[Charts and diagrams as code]
________________________________________

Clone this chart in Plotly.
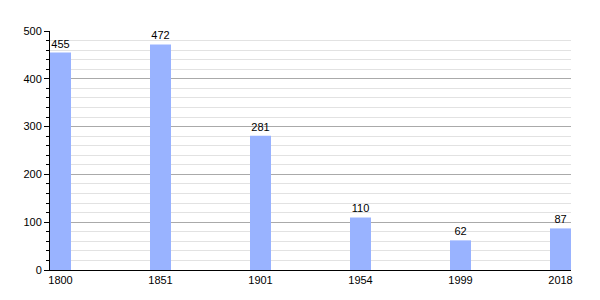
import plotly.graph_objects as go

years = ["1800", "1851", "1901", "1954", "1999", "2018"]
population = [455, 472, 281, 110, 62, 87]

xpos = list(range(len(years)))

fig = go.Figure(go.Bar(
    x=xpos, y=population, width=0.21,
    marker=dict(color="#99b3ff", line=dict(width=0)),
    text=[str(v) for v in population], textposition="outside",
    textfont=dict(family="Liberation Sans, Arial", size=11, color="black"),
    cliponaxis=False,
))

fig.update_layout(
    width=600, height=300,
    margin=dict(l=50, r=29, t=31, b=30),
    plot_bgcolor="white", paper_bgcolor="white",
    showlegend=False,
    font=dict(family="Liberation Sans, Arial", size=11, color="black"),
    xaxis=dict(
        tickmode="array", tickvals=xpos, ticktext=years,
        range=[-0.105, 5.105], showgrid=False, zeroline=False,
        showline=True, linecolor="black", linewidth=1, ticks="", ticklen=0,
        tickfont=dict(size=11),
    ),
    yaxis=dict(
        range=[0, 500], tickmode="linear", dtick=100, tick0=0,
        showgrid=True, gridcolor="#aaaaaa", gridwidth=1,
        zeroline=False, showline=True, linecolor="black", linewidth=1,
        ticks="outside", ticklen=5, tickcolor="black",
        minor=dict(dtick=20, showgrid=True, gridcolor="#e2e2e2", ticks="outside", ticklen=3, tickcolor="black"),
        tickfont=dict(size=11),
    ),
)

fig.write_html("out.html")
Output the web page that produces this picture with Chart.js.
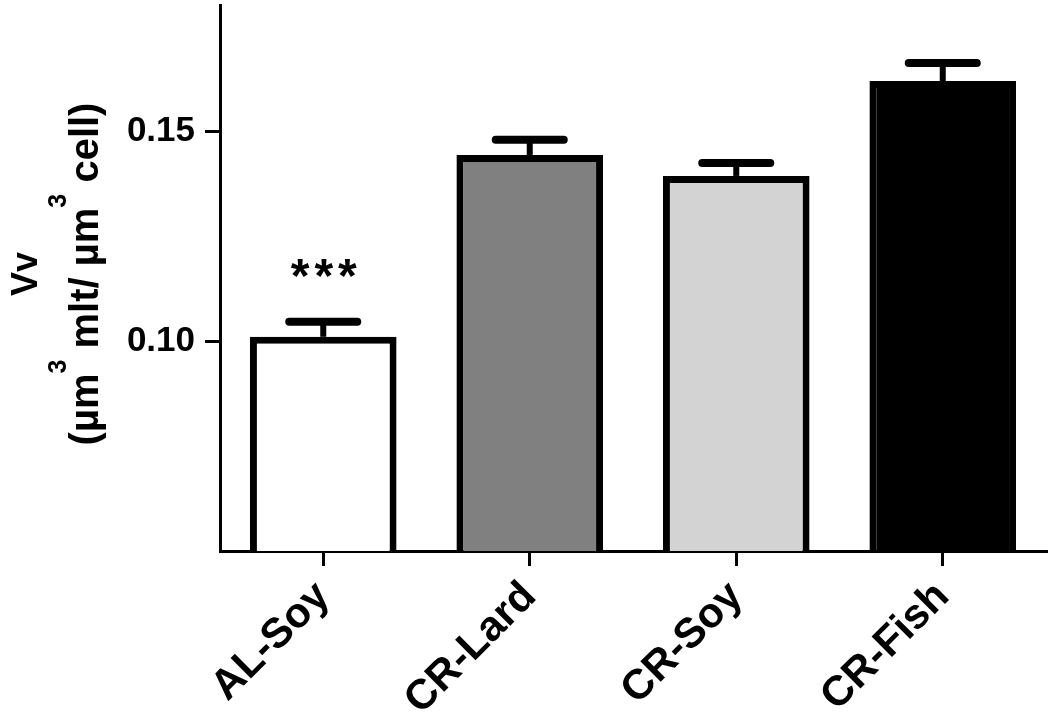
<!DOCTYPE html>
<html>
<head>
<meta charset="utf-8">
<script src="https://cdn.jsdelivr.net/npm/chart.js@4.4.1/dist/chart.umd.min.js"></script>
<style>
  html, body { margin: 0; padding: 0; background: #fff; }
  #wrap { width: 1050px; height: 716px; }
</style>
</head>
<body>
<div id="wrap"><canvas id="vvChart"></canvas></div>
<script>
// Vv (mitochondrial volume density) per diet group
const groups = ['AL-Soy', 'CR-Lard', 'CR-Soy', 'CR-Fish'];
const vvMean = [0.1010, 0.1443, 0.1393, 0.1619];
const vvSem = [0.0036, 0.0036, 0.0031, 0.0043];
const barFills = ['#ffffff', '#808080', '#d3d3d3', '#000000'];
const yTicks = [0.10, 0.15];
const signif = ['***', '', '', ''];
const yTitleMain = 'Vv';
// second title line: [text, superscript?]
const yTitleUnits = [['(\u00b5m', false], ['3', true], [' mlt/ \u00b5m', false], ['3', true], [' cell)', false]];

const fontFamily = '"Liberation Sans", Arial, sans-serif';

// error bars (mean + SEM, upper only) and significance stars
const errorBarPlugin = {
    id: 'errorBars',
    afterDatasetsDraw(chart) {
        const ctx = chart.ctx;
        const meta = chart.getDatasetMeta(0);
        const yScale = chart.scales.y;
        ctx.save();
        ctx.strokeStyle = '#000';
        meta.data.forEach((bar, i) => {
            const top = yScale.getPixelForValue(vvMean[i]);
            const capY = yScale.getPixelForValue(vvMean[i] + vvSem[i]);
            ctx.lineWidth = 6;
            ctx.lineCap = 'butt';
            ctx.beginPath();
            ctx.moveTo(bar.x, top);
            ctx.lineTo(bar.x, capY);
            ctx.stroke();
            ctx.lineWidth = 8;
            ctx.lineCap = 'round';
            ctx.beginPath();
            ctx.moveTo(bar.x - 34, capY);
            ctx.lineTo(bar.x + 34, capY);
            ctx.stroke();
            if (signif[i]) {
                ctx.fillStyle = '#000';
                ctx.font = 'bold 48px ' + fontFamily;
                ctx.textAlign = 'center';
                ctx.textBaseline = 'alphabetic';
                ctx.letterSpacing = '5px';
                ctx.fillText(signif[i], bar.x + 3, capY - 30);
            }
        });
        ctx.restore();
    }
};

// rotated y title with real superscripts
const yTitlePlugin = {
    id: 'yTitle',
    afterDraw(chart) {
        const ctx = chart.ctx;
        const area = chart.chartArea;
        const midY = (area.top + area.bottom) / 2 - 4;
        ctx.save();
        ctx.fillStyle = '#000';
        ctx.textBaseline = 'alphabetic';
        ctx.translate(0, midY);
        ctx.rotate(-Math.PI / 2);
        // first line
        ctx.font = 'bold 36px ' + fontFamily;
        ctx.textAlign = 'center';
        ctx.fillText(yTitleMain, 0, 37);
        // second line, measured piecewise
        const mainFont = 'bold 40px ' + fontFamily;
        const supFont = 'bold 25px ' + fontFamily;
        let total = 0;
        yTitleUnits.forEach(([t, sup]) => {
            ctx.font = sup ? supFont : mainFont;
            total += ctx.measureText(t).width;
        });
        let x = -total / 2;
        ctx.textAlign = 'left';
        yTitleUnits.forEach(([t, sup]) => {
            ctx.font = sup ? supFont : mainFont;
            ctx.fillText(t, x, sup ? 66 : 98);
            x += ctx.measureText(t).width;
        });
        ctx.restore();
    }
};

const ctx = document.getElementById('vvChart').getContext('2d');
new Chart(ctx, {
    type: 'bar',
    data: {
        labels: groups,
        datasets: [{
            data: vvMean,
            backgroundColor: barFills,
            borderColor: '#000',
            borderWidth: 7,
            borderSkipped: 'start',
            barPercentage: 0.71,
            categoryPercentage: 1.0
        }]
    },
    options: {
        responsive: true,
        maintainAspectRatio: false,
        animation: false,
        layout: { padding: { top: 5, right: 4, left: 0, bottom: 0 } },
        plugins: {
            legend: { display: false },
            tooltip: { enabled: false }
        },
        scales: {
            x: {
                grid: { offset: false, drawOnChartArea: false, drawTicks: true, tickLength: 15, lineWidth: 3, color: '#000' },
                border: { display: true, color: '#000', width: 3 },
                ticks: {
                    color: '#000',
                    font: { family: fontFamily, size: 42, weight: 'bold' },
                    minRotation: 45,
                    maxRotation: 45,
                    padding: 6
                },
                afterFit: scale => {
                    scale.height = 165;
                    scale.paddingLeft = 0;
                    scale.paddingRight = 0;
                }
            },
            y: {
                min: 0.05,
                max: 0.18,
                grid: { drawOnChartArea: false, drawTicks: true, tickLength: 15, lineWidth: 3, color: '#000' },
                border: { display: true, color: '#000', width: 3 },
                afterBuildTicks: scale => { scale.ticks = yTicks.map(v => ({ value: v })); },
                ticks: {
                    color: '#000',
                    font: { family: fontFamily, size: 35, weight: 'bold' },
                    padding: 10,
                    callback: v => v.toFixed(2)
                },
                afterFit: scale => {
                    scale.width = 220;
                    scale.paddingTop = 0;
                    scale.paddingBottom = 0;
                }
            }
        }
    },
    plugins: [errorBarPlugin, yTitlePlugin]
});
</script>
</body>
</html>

________________________________________

** INSTRUCTIONS TO FOLLOW **
Take every line from the records above that has the word "this" and copy it.

** TASK ANSWER **
Clone this chart in Plotly.
Output the web page that produces this picture with Chart.js.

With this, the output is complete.